2. Attacchi nel Golfo
Se l’Iran fallisse nel colpire obiettivi militari israeliani, potrebbe scegliere di lanciare attacchi contro infrastrutture energetiche nei Paesi del Golfo – come fece contro l’Arabia Saudita nel 2019 o tramite gli Houthi contro gli Emirati nel 2022.
Sarebbe un colpo durissimo all’economia mondiale, già in bilico per la crisi del costo della vita e l’instabilità del Mar Rosso.
3. Una corsa alla bomba
Se Israele non riuscisse a distruggere il cuore del programma nucleare – uranio arricchito al 60%, scienziati, know-how – allora l’attacco potrebbe sortire l’effetto opposto: spingere Teheran ad accelerare verso l’arma atomica.
L’idea che solo il possesso della bomba possa garantire deterrenza e sopravvivenza potrebbe diventare egemone in Iran.
4. Il crollo del regime iraniano
Netanyahu auspica la fine del regime degli ayatollah. Ma cosa accadrebbe se davvero l’Iran precipitasse in un vuoto di potere?
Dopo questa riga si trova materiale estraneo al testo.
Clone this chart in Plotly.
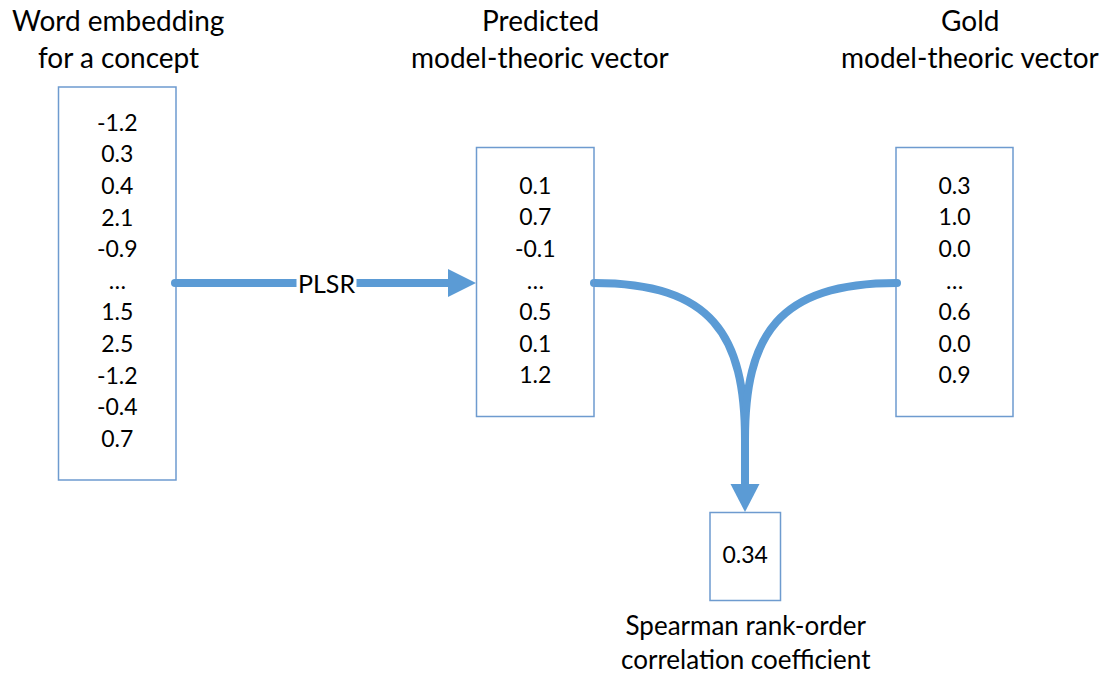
import plotly.graph_objects as go

# ---- data ----
embedding_values = ["-1.2", "0.3", "0.4", "2.1", "-0.9", "…", "1.5", "2.5", "-1.2", "-0.4", "0.7"]
predicted_values = ["0.1", "0.7", "-0.1", "…", "0.5", "0.1", "1.2"]
gold_values = ["0.3", "1.0", "0.0", "…", "0.6", "0.0", "0.9"]
correlation_value = ["0.34"]

title_embedding = ["Word embedding", "for a concept"]
title_predicted = ["Predicted", "model-theoric vector"]
title_gold = ["Gold", "model-theoric vector"]
title_corr = ["Spearman rank-order", "correlation coefficient"]
arrow_label = "PLSR"

# ---- layout geometry (pixel-like coordinates) ----
W, H = 1103, 676
BLUE = "#5B9BD5"
BOX_LINE = "#6E9BCF"
FONT = "Lato, 'Open Sans', sans-serif"
ROW = 31.6

boxes = {
    "emb": dict(x0=58.5, x1=176, y0=87, y1=480, first=125, vals=embedding_values),
    "pred": dict(x0=476.5, x1=594, y0=147.5, y1=416.5, first=188, vals=predicted_values),
    "gold": dict(x0=896, x1=1013, y0=147.5, y1=416.5, first=188, vals=gold_values),
    "corr": dict(x0=710, x1=780.5, y0=512.5, y1=600.5, first=557, vals=correlation_value),
}

fig = go.Figure()
shapes = []

for b in boxes.values():
    shapes.append(dict(type="rect", x0=b["x0"], x1=b["x1"], y0=b["y0"], y1=b["y1"],
                       line=dict(color=BOX_LINE, width=1.5), fillcolor="rgba(0,0,0,0)",
                       xref="x", yref="y", layer="above"))
    cx = (b["x0"] + b["x1"]) / 2
    ys = [b["first"] + i * ROW for i in range(len(b["vals"]))]
    fig.add_trace(go.Scatter(x=[cx] * len(ys), y=ys, text=b["vals"], mode="text",
                             textposition="middle center",
                             textfont=dict(family=FONT, size=23, color="black"),
                             hoverinfo="skip", showlegend=False))

# ---- arrows ----
LW = 8
y_a = 283
shapes.append(dict(type="line", x0=175, x1=450, y0=y_a, y1=y_a, line=dict(color=BLUE, width=LW),
                   xref="x", yref="y"))
shapes.append(dict(type="path", path=f"M 448 {y_a-14} L 476 {y_a} L 448 {y_a+14} Z",
                   fillcolor=BLUE, line=dict(color=BLUE, width=0), xref="x", yref="y"))

xm = 745
shapes.append(dict(type="path", path=f"M 594 {y_a} C 712 {y_a} {xm} 335 {xm} 440 L {xm} 488",
                   line=dict(color=BLUE, width=LW), xref="x", yref="y"))
shapes.append(dict(type="path", path=f"M 897 {y_a} C 778 {y_a} {xm} 335 {xm} 440 L {xm} 488",
                   line=dict(color=BLUE, width=LW), xref="x", yref="y"))
shapes.append(dict(type="path", path=f"M {xm-14.5} 484 L {xm} 512 L {xm+14.5} 484 Z",
                   fillcolor=BLUE, line=dict(color=BLUE, width=0), xref="x", yref="y"))

fig.add_trace(go.Scatter(x=[175, 594, 897], y=[y_a] * 3, mode="markers",
                         marker=dict(color=BLUE, size=LW, line=dict(width=0)),
                         hoverinfo="skip", showlegend=False))

annotations = []
annotations.append(dict(x=326, y=y_a, text=arrow_label, showarrow=False, bgcolor="white",
                        font=dict(family=FONT, size=25, color="black"), borderpad=1,
                        xref="x", yref="y"))


def add_title(lines, cx, ys):
    for t, yy in zip(lines, ys):
        annotations.append(dict(x=cx, y=yy, text=t, showarrow=False, xref="x", yref="y",
                                font=dict(family=FONT, size=28, color="black")))


add_title(title_embedding, 118, [20, 57])
add_title(title_predicted, 540, [20, 57])
add_title(title_gold, 970, [20, 57])
annotations.append(dict(x=746, y=H, text="<br>".join(title_corr), showarrow=False,
                        xref="x", yref="y", yanchor="bottom", align="center", borderpad=0,
                        font=dict(family=FONT, size=26, color="black")))

fig.update_layout(
    width=W, height=H, margin=dict(l=0, r=0, t=0, b=0),
    plot_bgcolor="white", paper_bgcolor="white",
    xaxis=dict(range=[0, W], visible=False, fixedrange=True),
    yaxis=dict(range=[H, 0], visible=False, fixedrange=True),
    shapes=shapes, annotations=annotations, showlegend=False,
)

fig.write_html("out.html", config={"displayModeBar": False},
               post_script="document.body.style.margin='0';")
I precedenti in Iraq e Libia insegnano che abbattere un regime non significa portare stabilità. Il rischio è una lunga guerra civile, regionalizzazione del conflitto, caos.
5. Shock globale dell’economia
Il prezzo del petrolio è già in salita. Una chiusura dello Stretto di Hormuz o nuovi attacchi alle navi nel Mar Rosso da parte degli Houthi – ultimi alleati fedeli dell’Iran – rischiano di mettere in ginocchio il commercio globale. I rincari dell’energia spingerebbero l’inflazione, colpendo in particolare le economie più fragili.
Israele e Iran si stanno trascinando verso un punto di non ritorno. In un contesto regionale già infiammato da Gaza, Libano, Iraq e Siria, questo conflitto rischia di deflagrare su scala globale. E il mondo – ancora una volta – osserva più preoccupato per le conseguenze economiche che per quelle umane.
Ma c’è un dato che non cambia: i civili. Sempre loro a morire, a pagare, a scomparire sotto le macerie, che siano in una strada di Teheran o in un mercato di Tel Aviv.
La retorica dei “bambini uccisi” è ormai un’arma propagandistica da entrambe le parti. Eppure, resta l’unica verità che dovrebbe contare.